Prime Minister nominee Ahn Dae-hee’s resignation Wednesday has disrupted the broader reshuffle planned by President Park Geun-hye and exposed her over-reliance on former prosecutors and attorneys from big law firms to choose candidates for top jobs.

Ahn’s walking away from the job threatens the reshuffle that was supposed to show the president’s resolve to clean up corrupt practices in the government in the wake of the Sewol ferry disaster.

She will have to find an even cleaner candidate to replace Ahn, and this time the choice is likely to be a politician, sources say.

Ahn, a former prosecutor and justice of the Supreme Court, abandoned the nomination after the media and opposition politicians accused him of making 1.6 billion won ($1.5 million) in just five months after retiring from the Supreme Court in July 2012.

They suggested he was selling his influence as a former supreme court justice to help swing cases for clients involved in legal difficulties.

Part of the blame for the scandal around him goes to the civil affairs secretary office in the Blue House, which is in charge of picking candidates for key posts and vetting them. Analysts say the office failed to see any potential problems with Ahn because it too is packed with former prosecutors and big law firm lawyers who didn’t find anything strange about the money Ahn made.

A day after Ahn’s nomination, the office said the average annual income that a lawyer reports to the National Tax Service is 500 million won and that 1.6 million won in earnings for five months on the job was not a big deal for a former justice.

Hong Kyung-shik, senior presidential secretary for civil affairs, is himself a former prosecutor and lawyer from Lee & Ko, one of Korea’s top five law firms.
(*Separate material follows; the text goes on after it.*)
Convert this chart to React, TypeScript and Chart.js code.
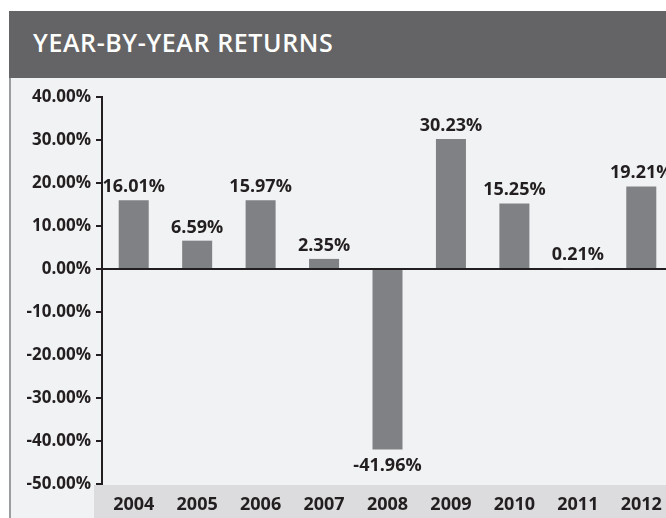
import React, { useEffect, useRef } from "react";
import { Chart, registerables } from "chart.js";

Chart.register(...registerables);

const TITLE = "YEAR-BY-YEAR RETURNS";
const YEARS = ["2004", "2005", "2006", "2007", "2008", "2009", "2010", "2011", "2012"];
const RETURNS = [16.01, 6.59, 15.97, 2.35, -41.96, 30.23, 15.25, 0.21, 19.21];
const Y_MIN = -50;
const Y_MAX = 40;
const Y_STEP = 10;

const TEXT = "#231f20";
const BAR = "#808184";
const HEADER = "#646466";
const PANEL = "#f1f2f4";
const BAND = "#dcdcde";
const FONT = "'Open Sans', sans-serif";

export default function App() {
  const ref = useRef<HTMLCanvasElement | null>(null);

  useEffect(() => {
    if (!ref.current) return;
    const bandPlugin = {
      id: "band",
      beforeDraw(chart: any) {
        const { ctx, chartArea } = chart;
        ctx.save();
        ctx.fillStyle = BAND;
        ctx.fillRect(94, chartArea.bottom + 1, chart.width - 94, chart.height - chartArea.bottom);
        ctx.restore();
      },
    };
    const labelPlugin = {
      id: "valueLabels",
      afterDatasetsDraw(chart: any) {
        const { ctx } = chart;
        const meta = chart.getDatasetMeta(0);
        ctx.save();
        ctx.fillStyle = TEXT;
        ctx.font = `700 18px ${FONT}`;
        ctx.textAlign = "center";
        ctx.textBaseline = "alphabetic";
        meta.data.forEach((el: any, i: number) => {
          const v = RETURNS[i];
          const txt = v.toFixed(2) + "%";
          if (v >= 0) ctx.fillText(txt, el.x, el.y - 8);
          else ctx.fillText(txt, el.x, el.y + 22);
        });
        ctx.restore();
      },
    };
    const chart = new Chart(ref.current, {
      type: "bar",
      data: {
        labels: YEARS,
        datasets: [
          {
            data: RETURNS,
            backgroundColor: BAR,
            barPercentage: 0.473,
            categoryPercentage: 1,
          },
        ],
      },
      options: {
        responsive: false,
        animation: false,
        layout: { padding: { top: 19, right: 17, left: 0, bottom: 0 } },
        plugins: { legend: { display: false }, tooltip: { enabled: false } },
        scales: {
          x: {
            grid: { display: false },
            border: { display: false },
            ticks: {
              color: TEXT,
              font: { family: FONT, size: 18, weight: "bold" },
              padding: 2,
              maxRotation: 0,
            },
            afterFit(scale: any) {
              scale.height = 34;
            },
          },
          y: {
            min: Y_MIN,
            max: Y_MAX,
            ticks: {
              stepSize: Y_STEP,
              color: TEXT,
              font: { family: FONT, size: 17, weight: "bold" },
              padding: 5,
              callback: (v: any) => Number(v).toFixed(2) + "%",
            },
            grid: {
              drawOnChartArea: true,
              drawTicks: true,
              tickLength: 6,
              color: (c: any) => (c.tick && c.tick.value === 0 ? TEXT : "rgba(0,0,0,0)"),
              tickColor: TEXT,
              lineWidth: 2,
              tickWidth: 2,
            },
            border: { display: true, color: TEXT, width: 2 },
            afterFit(scale: any) {
              scale.width = 102;
            },
          },
        },
      },
      plugins: [bandPlugin, labelPlugin],
    });
    return () => chart.destroy();
  }, []);

  return (
    <div
      style={{
        position: "fixed",
        left: 0,
        top: 0,
        width: 666,
        height: 518,
        overflow: "hidden",
        background: "#ffffff",
      }}
    >
      <div
        style={{
          position: "absolute",
          left: 9,
          top: 11,
          width: 700,
          height: 67,
          background: HEADER,
        }}
      >
        <div
          style={{
            position: "absolute",
            left: 24,
            top: 19,
            lineHeight: "25px",
            fontFamily: FONT,
            fontWeight: 600,
            fontSize: 25,
            letterSpacing: 0.6,
            color: "#ffffff",
            whiteSpace: "nowrap",
          }}
        >
          {TITLE}
        </div>
      </div>
      <div
        style={{
          position: "absolute",
          left: 9,
          top: 78,
          width: 700,
          height: 440,
          background: PANEL,
          borderLeft: "2px solid #9c9d9f",
          boxSizing: "border-box",
        }}
      />
      <canvas
        ref={ref}
        width={690}
        height={440}
        style={{ position: "absolute", left: 0, top: 78, display: "block" }}
      />
    </div>
  );
}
Four out of five secretaries under him are from three top-notch law firms: Kim & Chang, which is No. 1, Bae, Kim & Lee and Kee & Ko. Some commentators satirized the situation by saying a “big law firm has relocated to the Blue House.”

The phenomenon was boosted after the president appointed Kim Ki-choon chief of staff last August. He is a former prosecutor-general and justice minister who was particularly close to President Park’s father, former president Park Chung Hee. His son-in-law is also a lawyer at Kim & Chang.

Park Young-sun, floor leader of the main opposition New Politics Alliance for Democracy, noted yesterday that the final decision maker for the nomination of Ahn was Kim Ki-choon, signaling indirectly that he should volunteer to step down to take responsibility for problems relating to personnel appointments in this administration.

“That the Blue House’s personnel verification system is not operating properly has caused a lot of concerns for the future of Korea,” she said.

Kim Sung-tae, a lawmaker with the ruling Saenuri Party, said in a radio interview yesterday that the president should be encouraged to diversify the scope of officials working on state affairs.

“For President Park to show her firm will to resuscitate her management to the people, an all-out reshuffle of her cabinet as well as secretaries is needed,” he said.